== Required work ==
Pick out the lines below that include the string "page".

::::::::::

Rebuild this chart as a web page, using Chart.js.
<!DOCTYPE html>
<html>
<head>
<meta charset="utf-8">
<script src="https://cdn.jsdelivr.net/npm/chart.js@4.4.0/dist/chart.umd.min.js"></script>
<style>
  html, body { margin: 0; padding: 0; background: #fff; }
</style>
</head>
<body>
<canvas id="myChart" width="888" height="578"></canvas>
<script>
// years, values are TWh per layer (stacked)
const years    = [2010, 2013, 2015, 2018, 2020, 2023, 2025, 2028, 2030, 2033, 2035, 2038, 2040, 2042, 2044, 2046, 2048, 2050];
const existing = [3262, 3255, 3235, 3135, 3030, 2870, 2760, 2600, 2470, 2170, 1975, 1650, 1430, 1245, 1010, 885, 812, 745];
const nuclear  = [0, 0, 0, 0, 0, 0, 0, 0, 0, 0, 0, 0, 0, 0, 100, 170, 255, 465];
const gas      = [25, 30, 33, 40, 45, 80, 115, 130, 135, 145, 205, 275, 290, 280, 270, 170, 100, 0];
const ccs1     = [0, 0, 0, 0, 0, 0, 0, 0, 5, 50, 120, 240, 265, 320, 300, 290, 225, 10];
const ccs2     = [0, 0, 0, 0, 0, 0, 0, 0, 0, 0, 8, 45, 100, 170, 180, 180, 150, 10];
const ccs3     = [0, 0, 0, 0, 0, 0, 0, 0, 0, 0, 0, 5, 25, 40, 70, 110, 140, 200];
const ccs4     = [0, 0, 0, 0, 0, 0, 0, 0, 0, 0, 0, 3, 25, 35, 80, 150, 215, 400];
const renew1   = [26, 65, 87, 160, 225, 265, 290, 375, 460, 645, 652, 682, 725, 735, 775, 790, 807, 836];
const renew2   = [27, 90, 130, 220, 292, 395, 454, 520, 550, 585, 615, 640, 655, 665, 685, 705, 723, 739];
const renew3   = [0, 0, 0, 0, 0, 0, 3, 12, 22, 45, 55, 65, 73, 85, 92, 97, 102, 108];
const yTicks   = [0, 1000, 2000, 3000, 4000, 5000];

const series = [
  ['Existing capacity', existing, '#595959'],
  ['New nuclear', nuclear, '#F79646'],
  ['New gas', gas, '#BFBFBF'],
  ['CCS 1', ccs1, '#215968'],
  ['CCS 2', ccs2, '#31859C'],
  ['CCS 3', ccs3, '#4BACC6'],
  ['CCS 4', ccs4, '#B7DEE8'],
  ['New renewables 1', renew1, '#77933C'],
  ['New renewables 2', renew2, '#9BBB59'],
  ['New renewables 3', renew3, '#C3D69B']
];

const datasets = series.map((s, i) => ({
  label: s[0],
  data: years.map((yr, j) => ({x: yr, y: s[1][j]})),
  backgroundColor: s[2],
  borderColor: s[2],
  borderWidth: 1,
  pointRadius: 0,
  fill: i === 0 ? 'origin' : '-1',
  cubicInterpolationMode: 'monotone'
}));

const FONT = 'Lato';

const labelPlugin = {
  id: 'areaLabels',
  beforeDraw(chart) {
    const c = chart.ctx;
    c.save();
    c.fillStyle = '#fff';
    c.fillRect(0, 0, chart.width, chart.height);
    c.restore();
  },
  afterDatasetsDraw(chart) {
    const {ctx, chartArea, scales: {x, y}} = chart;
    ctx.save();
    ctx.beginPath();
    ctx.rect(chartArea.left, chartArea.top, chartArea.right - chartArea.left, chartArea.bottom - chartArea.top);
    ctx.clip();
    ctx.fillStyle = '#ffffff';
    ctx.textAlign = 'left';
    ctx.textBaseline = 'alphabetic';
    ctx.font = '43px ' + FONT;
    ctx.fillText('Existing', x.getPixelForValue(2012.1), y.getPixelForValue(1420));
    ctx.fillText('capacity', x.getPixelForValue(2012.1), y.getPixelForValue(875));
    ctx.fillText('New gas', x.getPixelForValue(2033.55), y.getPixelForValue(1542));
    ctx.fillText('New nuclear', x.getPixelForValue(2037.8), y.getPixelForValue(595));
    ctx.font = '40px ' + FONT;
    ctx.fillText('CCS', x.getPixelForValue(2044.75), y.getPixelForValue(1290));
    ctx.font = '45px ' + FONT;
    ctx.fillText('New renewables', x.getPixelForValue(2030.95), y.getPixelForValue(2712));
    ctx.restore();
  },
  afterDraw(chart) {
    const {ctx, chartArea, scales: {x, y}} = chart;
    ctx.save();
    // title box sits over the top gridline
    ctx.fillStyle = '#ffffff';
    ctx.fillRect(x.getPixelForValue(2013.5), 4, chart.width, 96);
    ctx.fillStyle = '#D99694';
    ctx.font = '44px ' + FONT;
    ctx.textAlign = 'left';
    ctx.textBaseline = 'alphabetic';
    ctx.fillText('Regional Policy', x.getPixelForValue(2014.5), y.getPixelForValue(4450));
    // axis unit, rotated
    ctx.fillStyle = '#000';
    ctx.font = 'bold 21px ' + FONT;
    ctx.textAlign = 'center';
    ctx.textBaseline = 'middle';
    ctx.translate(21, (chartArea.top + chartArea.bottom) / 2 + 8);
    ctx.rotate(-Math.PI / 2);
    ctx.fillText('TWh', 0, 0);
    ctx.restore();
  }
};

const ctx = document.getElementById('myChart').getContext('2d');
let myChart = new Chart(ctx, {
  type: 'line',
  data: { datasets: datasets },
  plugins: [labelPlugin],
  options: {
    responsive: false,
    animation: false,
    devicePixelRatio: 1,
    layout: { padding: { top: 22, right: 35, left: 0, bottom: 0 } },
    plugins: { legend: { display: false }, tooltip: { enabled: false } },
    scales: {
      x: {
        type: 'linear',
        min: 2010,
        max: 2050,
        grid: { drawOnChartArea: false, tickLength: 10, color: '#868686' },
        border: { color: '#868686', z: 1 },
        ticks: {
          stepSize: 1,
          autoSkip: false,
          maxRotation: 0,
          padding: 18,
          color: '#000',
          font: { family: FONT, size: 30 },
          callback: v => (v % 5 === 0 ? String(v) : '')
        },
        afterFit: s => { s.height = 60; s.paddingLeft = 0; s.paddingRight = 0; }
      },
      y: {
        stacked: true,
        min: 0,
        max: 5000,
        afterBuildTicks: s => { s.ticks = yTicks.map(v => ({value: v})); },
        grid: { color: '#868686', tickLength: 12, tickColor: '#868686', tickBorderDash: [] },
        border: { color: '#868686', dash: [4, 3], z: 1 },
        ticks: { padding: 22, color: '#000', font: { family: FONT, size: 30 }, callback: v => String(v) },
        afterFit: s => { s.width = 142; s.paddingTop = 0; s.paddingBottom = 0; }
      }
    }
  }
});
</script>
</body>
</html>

::::::::::

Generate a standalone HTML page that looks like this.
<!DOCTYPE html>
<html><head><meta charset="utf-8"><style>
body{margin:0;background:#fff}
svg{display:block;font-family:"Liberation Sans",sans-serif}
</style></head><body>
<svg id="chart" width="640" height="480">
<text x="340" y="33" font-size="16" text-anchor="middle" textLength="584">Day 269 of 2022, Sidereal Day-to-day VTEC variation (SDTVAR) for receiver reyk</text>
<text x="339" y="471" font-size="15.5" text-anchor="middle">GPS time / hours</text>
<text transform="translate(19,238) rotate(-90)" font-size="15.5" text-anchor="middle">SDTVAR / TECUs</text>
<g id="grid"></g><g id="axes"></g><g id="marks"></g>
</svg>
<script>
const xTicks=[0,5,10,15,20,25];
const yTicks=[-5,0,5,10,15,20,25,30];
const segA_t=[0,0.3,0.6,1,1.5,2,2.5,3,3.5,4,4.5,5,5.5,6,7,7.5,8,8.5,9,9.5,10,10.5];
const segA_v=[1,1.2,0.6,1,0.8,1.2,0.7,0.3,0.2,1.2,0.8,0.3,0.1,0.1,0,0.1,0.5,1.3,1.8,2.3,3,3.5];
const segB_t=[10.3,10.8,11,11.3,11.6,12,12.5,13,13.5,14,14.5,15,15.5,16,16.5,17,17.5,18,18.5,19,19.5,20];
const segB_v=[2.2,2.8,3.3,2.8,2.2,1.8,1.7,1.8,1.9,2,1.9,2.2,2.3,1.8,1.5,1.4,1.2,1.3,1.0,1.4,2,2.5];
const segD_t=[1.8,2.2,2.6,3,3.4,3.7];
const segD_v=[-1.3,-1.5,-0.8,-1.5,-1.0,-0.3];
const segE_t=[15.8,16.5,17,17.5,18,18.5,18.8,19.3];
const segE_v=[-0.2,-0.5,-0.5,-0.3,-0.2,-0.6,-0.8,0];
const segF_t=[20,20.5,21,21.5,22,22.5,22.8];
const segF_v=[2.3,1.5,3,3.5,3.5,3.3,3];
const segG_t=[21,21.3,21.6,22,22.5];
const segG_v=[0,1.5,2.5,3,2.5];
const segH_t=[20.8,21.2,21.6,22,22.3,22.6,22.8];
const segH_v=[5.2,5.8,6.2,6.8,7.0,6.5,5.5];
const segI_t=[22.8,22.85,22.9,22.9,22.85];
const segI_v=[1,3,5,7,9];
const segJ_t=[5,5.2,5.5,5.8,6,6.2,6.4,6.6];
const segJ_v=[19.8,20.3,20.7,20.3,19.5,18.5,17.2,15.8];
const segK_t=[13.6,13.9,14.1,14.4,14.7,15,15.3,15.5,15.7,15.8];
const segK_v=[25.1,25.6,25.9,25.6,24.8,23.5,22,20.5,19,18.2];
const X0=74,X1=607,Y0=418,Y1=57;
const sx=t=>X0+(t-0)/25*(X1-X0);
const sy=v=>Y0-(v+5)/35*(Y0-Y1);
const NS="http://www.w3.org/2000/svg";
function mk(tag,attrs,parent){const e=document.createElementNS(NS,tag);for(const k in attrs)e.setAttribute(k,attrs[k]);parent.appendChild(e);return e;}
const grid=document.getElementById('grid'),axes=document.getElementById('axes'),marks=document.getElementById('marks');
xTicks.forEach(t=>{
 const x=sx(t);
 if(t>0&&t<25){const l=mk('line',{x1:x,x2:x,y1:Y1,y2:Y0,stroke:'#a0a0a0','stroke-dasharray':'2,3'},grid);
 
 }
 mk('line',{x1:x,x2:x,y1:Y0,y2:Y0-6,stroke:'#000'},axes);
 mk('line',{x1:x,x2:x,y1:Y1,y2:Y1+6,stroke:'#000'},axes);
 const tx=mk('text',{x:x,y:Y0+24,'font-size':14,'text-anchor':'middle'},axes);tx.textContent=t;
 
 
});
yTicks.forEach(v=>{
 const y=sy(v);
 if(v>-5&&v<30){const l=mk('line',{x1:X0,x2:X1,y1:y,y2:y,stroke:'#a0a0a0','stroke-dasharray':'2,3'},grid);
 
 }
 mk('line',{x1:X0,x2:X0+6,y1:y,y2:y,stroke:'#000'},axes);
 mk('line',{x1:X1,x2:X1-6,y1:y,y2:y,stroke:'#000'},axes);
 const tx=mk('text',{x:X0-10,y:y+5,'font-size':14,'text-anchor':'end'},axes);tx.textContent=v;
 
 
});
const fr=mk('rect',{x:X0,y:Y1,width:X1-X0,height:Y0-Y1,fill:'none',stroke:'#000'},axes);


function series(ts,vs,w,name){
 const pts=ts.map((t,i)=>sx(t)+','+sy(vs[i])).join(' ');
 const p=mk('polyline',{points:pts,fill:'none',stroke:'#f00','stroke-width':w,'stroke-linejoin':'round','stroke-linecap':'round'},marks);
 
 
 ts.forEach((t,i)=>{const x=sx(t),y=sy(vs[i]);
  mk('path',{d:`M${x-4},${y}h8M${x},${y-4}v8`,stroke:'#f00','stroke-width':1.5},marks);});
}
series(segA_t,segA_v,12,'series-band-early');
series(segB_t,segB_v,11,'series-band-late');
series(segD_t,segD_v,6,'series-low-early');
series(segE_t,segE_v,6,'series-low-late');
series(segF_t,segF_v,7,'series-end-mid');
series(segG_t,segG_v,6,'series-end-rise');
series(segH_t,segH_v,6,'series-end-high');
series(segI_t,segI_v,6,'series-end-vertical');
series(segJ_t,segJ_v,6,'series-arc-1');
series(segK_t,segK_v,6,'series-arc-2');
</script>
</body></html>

::::::::::

== Output of the exercise ==
Rebuild this chart as a web page, using Chart.js.
Generate a standalone HTML page that looks like this.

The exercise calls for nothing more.